Some years ago, my partner's father, a man then in his 70s and a lifelong Republican, told me he'd given up Fox News. In the past, Fox had struck him as a useful conservative alternative to CNN. Now it was the opposite of conservative. He couldn't vote for Trump, and he wouldn't watch Fox for the same reason: too decadent, illogical, tawdry.
Had he gone back to CNN? I asked. No, he said. The Hallmark Channel.
Thus began my fascination with all things Hallmark. It turns out the 70-something devotee of the channel was avant-garde. Old, young; left, right: Everyone loves the Hallmark Channel now. It's always in the top five most-watched cable channels during the holiday season, and in mid-November the channel estimated that nearly 36 million viewers had already watched at least part of one of its Christmas movies.
Sure, you may never give the channel a thought, and the word "Hallmark" has long been a byword for greeting-card sappery. But sappery may be what we need now. As negotiators between warring parties can tell you, sometimes only a third way will do, and that third way might not be a political compromise so much as a shared meeting place where we might let our hearts be light. Picture an old inn or a frosty skating rink or maybe a gazebo, warmly lighted and adorned with holly. A red scarf. Hot cocoa. Let's all meet there.

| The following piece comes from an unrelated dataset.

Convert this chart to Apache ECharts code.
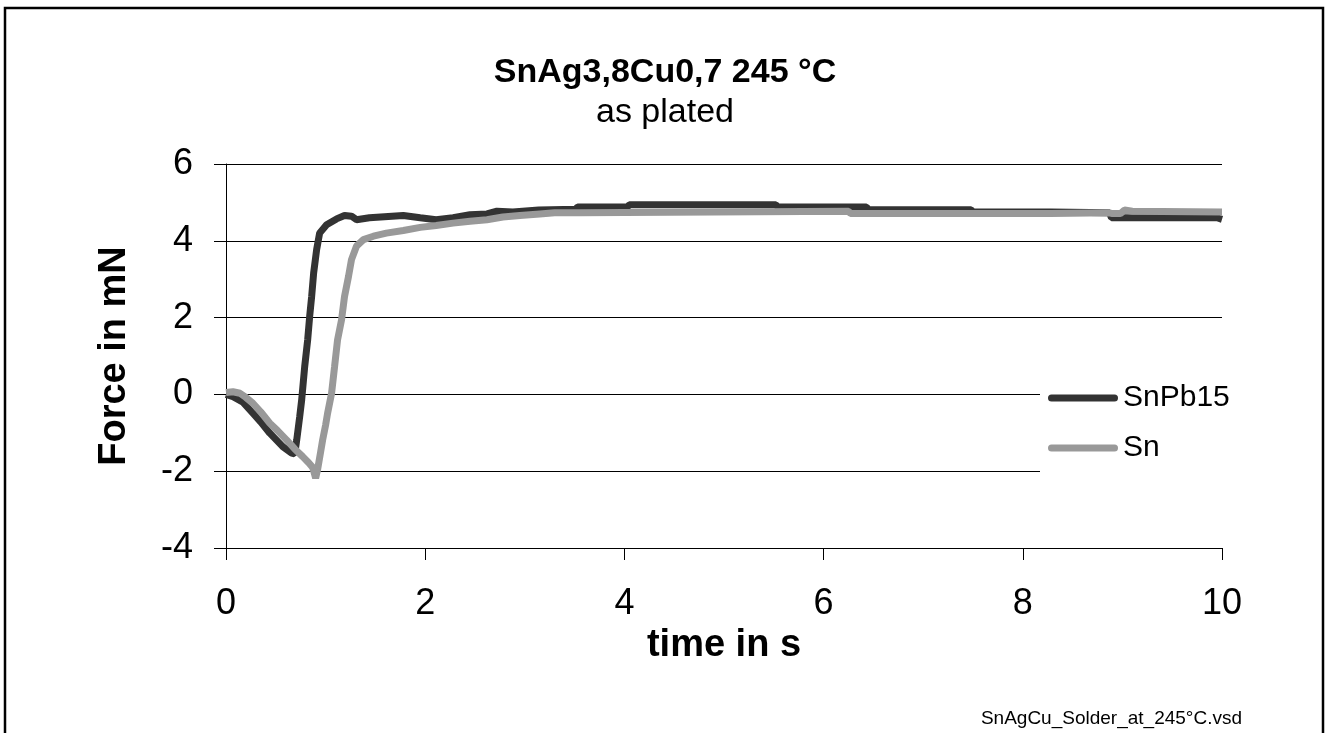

What a relief. Even those of us who embrace political discussion complain that tempers in the U.S., including our own, are too high. Meditation apps are handy. But nothing cools the American nervous system like our most treasured cliches: that the little guy can win out over the unjust corporation or the bigoted institution. That even a closed heart can be unlocked by love.
Proof of Hallmark's soothing power shows up right from the opening scene of "A Majestic Christmas," which I watched last week: The contemporary streets of New York are bustling with maskless shoppers in a normal December.
All our 2020 troubles are instantly far away. But of course there's still a quaint setback or two in the cards for the heroine, Nell Harper (Jerrika Hinton of "Grey's Anatomy" ), a high-profile interior designer at work saving a historic theater from conversion into a multiplex.
Nell is a sweetheart surrounded by cynics. When she first meets the love interest, theater owner Connor (the dancer Christian Vincent), he falsely accuses her of stealing. The street exchange could turn heated in a 2020 key, but Nell, who never stops twinkling, ends up merely encouraging Connor to have a little faith in his fellows.
Nell and Connor are both Black, and this movie is among the first Hallmark holiday films to feature Black actors as romantic leads. But race is not a theme here; that would be beyond the ideological skills of Hallmark. Instead, the salient distinction among characters is the same in all the Hallmark holiday movies. Connor, in his words, is "not a Christmas person." Twinkling Nell is. On this, Connor — like all of the initially stone-hearted non-Christmas people in Hallmarkland — is going to have to give.
These movies are not in any sense progressive. They take a folksy, anti-corporate approach to social divisions that imagines America as a place of earnest citizens making subtle, good-natured moral adjustments to present reality. And don't forget about that emotional growth: Every heart in every one of these films grows three sizes.
But none of these sweet films walls out modern life altogether, and among Hallmark's favorite scenarios are Sharks-Jets couples facing discrimination; workaholic women making room for love; and demoralized female artists rediscovering inspiration. In this generous wonderland, humans with their goofy humor and big hearts always win against the unfeeling jerks out to crush us.
These movies are to Fox News what scalloped potatoes are to Pop Rocks soaked in Red Bull and PCP. A balm.
Michelle Vicary, executive vice president at the Hallmark Channel's parent company, recently cited "warmth and positivity, meaningful connections, family gatherings, and seasonal traditions" as the Christmas movies' "winning formula … at the end of a tough year."
Hear, hear. I'm now a full-blown Hallmark fan; my cynicism is gone. I officially join the likes of cyberwarfare expert Molly McKew, who knows the Hallmark filmography inside and out, and lefty journalist and sportswriter David J. Roth, who likes Hallmark movies so much he started an affectionate podcast about them called "It's Christmastown."
But I'm especially happy to get to trade notes with Alana Newhouse, the founder and editor of the American Jewish magazine Tablet and devoted Hallmark fan. Her favorite this year is "Christmas in Evergreen: Bells Are Ringing" because it shows moving scenes between the heroine and her mother. Alana is Jewish, but she has always loved Christmas; walking around with her son in Brooklyn one Christmas Eve, she told me, she was overwhelmed by the beauty of the churches with their open doors.
Alana is also my kids' stepmother. Yes, you read that right. My friend married my ex-husband and, after a short period of adjustment, we joined forces to create a new version of family. We're now closer than ever. We trade gifts at Hanukkah and Christmas, and we share sentimental movies about good people overcoming personal obstacles to find happiness.
It's a very Hallmark kind of love.
Virginia Heffernan is a columnist for the Los Angeles Times.